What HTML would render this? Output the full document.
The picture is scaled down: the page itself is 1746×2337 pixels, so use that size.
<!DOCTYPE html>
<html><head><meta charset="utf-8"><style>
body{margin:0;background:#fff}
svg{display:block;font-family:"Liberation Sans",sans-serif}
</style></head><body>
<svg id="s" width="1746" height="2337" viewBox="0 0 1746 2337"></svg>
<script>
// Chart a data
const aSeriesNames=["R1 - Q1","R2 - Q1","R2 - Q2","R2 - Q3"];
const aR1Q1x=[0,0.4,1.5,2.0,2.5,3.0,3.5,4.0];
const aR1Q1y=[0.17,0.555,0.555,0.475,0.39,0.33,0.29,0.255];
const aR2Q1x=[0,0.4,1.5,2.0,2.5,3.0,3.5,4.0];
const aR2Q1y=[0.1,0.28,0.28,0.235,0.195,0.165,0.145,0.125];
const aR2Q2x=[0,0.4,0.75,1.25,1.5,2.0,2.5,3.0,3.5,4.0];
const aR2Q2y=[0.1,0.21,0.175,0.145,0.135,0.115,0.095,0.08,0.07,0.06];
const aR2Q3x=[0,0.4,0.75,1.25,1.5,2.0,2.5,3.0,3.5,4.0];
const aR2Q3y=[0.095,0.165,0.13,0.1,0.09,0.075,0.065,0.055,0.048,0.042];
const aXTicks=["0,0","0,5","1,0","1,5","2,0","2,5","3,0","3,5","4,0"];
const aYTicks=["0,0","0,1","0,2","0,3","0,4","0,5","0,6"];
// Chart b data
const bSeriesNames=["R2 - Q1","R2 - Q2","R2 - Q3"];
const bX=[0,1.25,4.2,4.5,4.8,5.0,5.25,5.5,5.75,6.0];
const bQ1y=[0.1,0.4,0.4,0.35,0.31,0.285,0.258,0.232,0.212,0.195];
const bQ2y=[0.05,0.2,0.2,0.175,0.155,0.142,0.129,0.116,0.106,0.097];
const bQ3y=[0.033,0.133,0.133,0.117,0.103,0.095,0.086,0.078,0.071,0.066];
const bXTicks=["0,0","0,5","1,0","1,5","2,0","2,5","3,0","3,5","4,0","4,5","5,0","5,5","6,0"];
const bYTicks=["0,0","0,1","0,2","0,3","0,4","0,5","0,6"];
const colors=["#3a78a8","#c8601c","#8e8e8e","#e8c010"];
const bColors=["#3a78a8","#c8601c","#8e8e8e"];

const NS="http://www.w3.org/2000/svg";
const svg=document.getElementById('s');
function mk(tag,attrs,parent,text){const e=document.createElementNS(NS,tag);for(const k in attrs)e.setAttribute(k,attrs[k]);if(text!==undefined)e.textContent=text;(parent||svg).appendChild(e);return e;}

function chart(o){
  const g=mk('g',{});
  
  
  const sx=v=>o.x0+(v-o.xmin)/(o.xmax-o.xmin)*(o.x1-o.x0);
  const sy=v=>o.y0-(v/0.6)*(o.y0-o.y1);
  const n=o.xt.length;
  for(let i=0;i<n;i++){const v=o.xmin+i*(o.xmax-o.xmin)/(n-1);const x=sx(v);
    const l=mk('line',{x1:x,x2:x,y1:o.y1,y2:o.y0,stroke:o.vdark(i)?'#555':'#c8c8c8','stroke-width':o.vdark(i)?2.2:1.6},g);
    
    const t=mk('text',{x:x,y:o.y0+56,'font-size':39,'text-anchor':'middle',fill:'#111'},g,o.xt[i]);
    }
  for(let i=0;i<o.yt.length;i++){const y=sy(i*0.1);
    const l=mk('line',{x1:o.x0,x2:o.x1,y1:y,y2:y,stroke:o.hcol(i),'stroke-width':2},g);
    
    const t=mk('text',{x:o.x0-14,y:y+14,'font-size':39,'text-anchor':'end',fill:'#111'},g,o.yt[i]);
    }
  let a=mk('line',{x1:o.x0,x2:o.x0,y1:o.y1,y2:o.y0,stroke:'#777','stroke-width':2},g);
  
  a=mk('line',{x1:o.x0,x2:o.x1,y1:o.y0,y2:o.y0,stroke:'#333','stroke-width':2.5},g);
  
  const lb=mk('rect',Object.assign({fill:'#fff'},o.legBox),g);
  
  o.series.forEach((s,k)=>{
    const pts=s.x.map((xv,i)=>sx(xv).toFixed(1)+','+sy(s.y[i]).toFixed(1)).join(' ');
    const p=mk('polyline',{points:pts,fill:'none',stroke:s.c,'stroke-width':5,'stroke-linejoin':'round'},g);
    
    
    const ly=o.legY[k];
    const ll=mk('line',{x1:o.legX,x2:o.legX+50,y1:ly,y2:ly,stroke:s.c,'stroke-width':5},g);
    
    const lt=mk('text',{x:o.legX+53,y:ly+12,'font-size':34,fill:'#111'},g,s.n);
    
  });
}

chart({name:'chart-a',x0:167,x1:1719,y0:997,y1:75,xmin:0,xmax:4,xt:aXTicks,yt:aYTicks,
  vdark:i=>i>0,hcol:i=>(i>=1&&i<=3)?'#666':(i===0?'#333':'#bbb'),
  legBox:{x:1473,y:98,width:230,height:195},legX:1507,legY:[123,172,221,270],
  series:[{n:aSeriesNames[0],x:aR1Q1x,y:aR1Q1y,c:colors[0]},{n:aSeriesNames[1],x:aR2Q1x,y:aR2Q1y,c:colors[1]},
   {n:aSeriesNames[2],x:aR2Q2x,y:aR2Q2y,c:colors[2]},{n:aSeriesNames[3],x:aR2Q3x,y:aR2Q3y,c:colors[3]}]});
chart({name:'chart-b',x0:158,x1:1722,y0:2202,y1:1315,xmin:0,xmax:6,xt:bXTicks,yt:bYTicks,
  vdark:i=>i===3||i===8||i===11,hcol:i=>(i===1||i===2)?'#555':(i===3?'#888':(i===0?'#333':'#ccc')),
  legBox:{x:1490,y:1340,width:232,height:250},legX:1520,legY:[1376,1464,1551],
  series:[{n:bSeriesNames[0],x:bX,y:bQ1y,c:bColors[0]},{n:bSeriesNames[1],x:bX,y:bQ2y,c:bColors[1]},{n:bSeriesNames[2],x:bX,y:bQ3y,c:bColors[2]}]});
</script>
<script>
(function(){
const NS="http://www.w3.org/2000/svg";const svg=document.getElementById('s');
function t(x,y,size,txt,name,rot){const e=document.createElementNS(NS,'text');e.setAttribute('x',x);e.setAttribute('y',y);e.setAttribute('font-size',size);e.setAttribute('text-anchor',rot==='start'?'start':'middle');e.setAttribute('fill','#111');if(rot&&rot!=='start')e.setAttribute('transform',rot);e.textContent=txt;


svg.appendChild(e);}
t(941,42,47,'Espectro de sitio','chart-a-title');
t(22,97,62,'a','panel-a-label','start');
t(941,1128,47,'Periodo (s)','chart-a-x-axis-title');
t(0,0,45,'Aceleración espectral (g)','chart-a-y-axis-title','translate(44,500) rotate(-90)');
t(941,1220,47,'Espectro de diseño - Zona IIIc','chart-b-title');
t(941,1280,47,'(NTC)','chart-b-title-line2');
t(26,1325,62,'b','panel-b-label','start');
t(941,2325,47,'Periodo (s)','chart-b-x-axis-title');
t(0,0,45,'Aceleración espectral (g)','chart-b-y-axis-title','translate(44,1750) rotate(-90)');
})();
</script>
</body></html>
* * * * * * *
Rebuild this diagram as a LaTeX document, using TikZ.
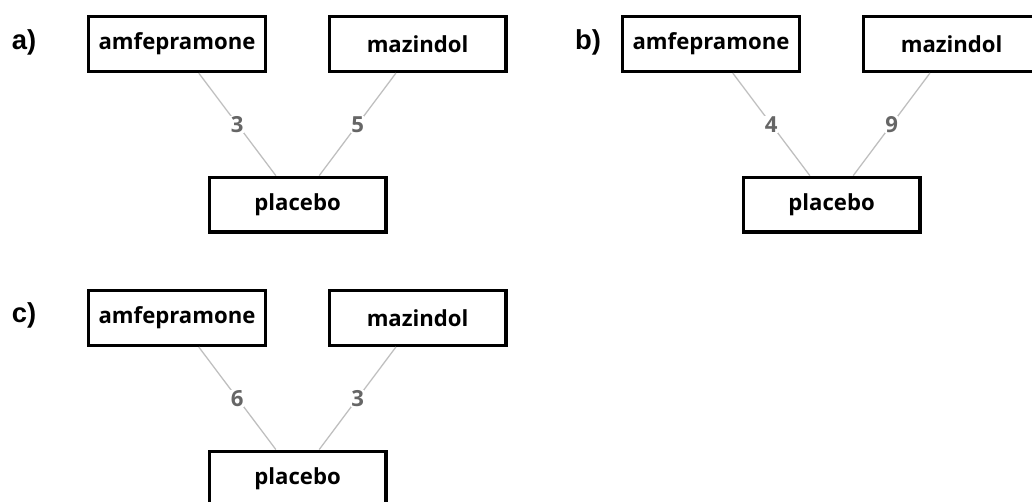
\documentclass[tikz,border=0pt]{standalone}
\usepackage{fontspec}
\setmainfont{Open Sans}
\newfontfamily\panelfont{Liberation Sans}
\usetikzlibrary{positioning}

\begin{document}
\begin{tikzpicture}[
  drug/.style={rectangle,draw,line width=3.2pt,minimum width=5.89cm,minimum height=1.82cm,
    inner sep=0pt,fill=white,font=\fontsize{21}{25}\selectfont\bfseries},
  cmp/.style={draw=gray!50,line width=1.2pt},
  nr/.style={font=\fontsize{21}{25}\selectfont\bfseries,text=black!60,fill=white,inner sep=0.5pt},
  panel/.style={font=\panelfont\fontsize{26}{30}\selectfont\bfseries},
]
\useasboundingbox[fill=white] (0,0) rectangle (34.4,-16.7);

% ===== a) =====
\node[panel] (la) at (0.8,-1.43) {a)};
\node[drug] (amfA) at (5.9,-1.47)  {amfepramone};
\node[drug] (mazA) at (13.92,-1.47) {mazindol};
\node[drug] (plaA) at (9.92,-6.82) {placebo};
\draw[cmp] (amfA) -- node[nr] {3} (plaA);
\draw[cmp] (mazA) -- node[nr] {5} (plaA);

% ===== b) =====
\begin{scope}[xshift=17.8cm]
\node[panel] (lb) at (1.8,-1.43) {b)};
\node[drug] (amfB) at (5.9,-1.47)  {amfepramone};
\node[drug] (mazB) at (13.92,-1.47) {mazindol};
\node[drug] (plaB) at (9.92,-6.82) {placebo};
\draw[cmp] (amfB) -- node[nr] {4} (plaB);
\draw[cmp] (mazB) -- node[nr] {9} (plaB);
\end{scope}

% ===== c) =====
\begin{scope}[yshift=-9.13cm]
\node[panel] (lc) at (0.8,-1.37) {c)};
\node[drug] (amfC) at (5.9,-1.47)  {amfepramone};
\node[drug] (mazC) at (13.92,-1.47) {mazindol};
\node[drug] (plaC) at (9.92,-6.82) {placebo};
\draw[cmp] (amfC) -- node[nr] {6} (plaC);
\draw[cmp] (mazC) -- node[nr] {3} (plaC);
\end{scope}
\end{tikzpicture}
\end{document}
* * * * * * *
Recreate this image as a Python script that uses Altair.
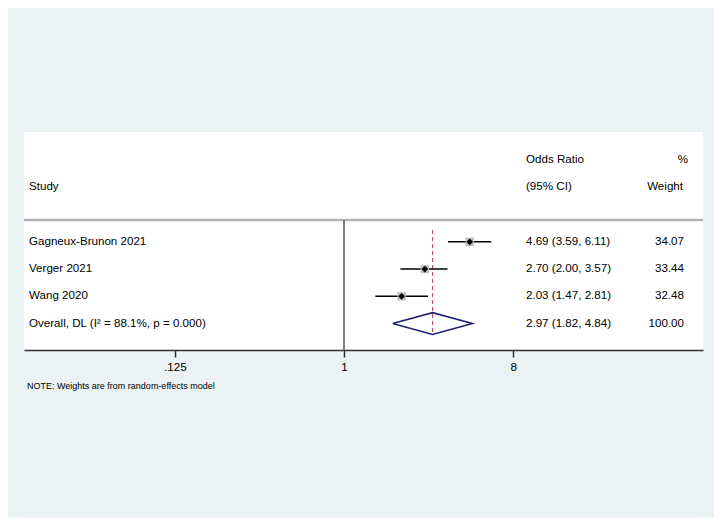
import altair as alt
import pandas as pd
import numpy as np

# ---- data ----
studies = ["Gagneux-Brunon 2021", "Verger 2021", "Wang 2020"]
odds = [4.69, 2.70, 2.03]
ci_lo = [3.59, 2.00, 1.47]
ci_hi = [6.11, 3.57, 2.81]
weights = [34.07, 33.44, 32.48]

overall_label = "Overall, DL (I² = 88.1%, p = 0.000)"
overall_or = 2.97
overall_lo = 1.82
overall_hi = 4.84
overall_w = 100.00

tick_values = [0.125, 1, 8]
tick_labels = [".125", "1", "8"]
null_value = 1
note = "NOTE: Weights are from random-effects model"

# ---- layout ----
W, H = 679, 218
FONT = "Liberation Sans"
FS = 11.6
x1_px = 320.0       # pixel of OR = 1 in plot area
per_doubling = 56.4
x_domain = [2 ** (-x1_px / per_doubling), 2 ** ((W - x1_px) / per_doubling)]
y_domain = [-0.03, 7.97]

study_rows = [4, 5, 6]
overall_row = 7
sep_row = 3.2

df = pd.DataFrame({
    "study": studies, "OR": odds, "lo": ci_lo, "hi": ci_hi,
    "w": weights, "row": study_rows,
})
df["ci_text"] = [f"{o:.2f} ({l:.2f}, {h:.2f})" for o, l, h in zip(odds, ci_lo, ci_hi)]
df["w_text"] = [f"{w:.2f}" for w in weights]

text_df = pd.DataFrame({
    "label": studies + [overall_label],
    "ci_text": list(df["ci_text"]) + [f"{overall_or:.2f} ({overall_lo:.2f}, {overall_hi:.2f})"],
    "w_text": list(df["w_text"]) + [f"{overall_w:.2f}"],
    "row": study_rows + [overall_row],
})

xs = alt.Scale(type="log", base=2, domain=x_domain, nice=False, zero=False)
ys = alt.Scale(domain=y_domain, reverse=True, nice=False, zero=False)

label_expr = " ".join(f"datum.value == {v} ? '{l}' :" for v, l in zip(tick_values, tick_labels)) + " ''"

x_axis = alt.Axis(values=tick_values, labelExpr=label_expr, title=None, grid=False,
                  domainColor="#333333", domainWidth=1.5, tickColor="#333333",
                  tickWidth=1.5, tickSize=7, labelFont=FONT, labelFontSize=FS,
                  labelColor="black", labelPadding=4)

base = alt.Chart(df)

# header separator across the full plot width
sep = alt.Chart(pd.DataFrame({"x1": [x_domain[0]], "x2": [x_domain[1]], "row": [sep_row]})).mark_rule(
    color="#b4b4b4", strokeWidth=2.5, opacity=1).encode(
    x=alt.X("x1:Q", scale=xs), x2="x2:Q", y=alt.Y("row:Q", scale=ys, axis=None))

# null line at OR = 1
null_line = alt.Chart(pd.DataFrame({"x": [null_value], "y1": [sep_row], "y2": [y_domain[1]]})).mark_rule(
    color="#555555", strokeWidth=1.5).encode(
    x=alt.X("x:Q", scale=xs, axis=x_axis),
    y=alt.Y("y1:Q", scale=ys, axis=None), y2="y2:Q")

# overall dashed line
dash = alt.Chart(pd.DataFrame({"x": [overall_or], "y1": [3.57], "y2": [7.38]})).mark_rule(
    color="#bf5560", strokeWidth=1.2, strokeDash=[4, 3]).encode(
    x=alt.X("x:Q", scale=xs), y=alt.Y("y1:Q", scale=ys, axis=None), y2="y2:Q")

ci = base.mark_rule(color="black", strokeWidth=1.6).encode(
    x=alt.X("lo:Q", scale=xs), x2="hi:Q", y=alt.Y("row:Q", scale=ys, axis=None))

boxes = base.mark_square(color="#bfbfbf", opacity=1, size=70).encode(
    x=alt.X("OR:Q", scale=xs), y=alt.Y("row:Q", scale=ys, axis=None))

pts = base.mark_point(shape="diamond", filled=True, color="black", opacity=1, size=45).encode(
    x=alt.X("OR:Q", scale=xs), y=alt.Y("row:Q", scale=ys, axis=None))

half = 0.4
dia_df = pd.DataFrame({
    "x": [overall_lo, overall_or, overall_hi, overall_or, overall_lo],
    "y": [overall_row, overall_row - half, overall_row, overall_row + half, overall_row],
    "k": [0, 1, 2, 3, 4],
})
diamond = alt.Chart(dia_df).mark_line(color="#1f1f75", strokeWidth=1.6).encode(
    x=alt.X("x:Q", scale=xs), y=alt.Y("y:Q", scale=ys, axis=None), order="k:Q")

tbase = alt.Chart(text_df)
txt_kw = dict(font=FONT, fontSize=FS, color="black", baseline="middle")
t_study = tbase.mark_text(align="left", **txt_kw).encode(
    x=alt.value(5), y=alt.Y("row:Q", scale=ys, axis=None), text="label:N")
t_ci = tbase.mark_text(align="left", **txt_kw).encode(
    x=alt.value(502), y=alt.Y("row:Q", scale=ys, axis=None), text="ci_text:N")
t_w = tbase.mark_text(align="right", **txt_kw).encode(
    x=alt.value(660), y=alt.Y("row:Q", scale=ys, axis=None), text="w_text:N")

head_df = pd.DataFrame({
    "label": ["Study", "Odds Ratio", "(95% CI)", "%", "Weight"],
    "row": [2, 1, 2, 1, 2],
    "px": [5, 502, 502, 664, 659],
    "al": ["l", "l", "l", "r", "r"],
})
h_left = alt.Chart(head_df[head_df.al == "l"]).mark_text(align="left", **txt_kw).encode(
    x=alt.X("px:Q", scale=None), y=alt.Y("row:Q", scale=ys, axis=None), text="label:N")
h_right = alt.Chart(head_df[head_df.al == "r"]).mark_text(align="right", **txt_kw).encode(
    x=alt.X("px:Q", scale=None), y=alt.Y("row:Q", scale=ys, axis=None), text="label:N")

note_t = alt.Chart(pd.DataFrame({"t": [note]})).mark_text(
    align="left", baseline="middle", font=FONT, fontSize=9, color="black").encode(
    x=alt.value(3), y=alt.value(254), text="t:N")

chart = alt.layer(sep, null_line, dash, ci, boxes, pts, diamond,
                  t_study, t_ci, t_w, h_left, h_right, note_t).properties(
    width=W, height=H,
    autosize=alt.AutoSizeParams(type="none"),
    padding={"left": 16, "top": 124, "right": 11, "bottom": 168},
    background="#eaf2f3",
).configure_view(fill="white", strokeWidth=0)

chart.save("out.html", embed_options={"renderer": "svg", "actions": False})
* * * * * * *
__TASK TO CARRY OUT__. Your job is to reproduce the lines from the one with "Recreate this image" through the one with "base = alt.Chart(df)", both kept, exactly as they are. Leave out the pictures.

__WRITTEN SOLUTION__.
Recreate this image as a Python script that uses Altair.
import altair as alt
import pandas as pd
import numpy as np

# ---- data ----
studies = ["Gagneux-Brunon 2021", "Verger 2021", "Wang 2020"]
odds = [4.69, 2.70, 2.03]
ci_lo = [3.59, 2.00, 1.47]
ci_hi = [6.11, 3.57, 2.81]
weights = [34.07, 33.44, 32.48]

overall_label = "Overall, DL (I² = 88.1%, p = 0.000)"
overall_or = 2.97
overall_lo = 1.82
overall_hi = 4.84
overall_w = 100.00

tick_values = [0.125, 1, 8]
tick_labels = [".125", "1", "8"]
null_value = 1
note = "NOTE: Weights are from random-effects model"

# ---- layout ----
W, H = 679, 218
FONT = "Liberation Sans"
FS = 11.6
x1_px = 320.0       # pixel of OR = 1 in plot area
per_doubling = 56.4
x_domain = [2 ** (-x1_px / per_doubling), 2 ** ((W - x1_px) / per_doubling)]
y_domain = [-0.03, 7.97]

study_rows = [4, 5, 6]
overall_row = 7
sep_row = 3.2

df = pd.DataFrame({
    "study": studies, "OR": odds, "lo": ci_lo, "hi": ci_hi,
    "w": weights, "row": study_rows,
})
df["ci_text"] = [f"{o:.2f} ({l:.2f}, {h:.2f})" for o, l, h in zip(odds, ci_lo, ci_hi)]
df["w_text"] = [f"{w:.2f}" for w in weights]

text_df = pd.DataFrame({
    "label": studies + [overall_label],
    "ci_text": list(df["ci_text"]) + [f"{overall_or:.2f} ({overall_lo:.2f}, {overall_hi:.2f})"],
    "w_text": list(df["w_text"]) + [f"{overall_w:.2f}"],
    "row": study_rows + [overall_row],
})

xs = alt.Scale(type="log", base=2, domain=x_domain, nice=False, zero=False)
ys = alt.Scale(domain=y_domain, reverse=True, nice=False, zero=False)

label_expr = " ".join(f"datum.value == {v} ? '{l}' :" for v, l in zip(tick_values, tick_labels)) + " ''"

x_axis = alt.Axis(values=tick_values, labelExpr=label_expr, title=None, grid=False,
                  domainColor="#333333", domainWidth=1.5, tickColor="#333333",
                  tickWidth=1.5, tickSize=7, labelFont=FONT, labelFontSize=FS,
                  labelColor="black", labelPadding=4)

base = alt.Chart(df)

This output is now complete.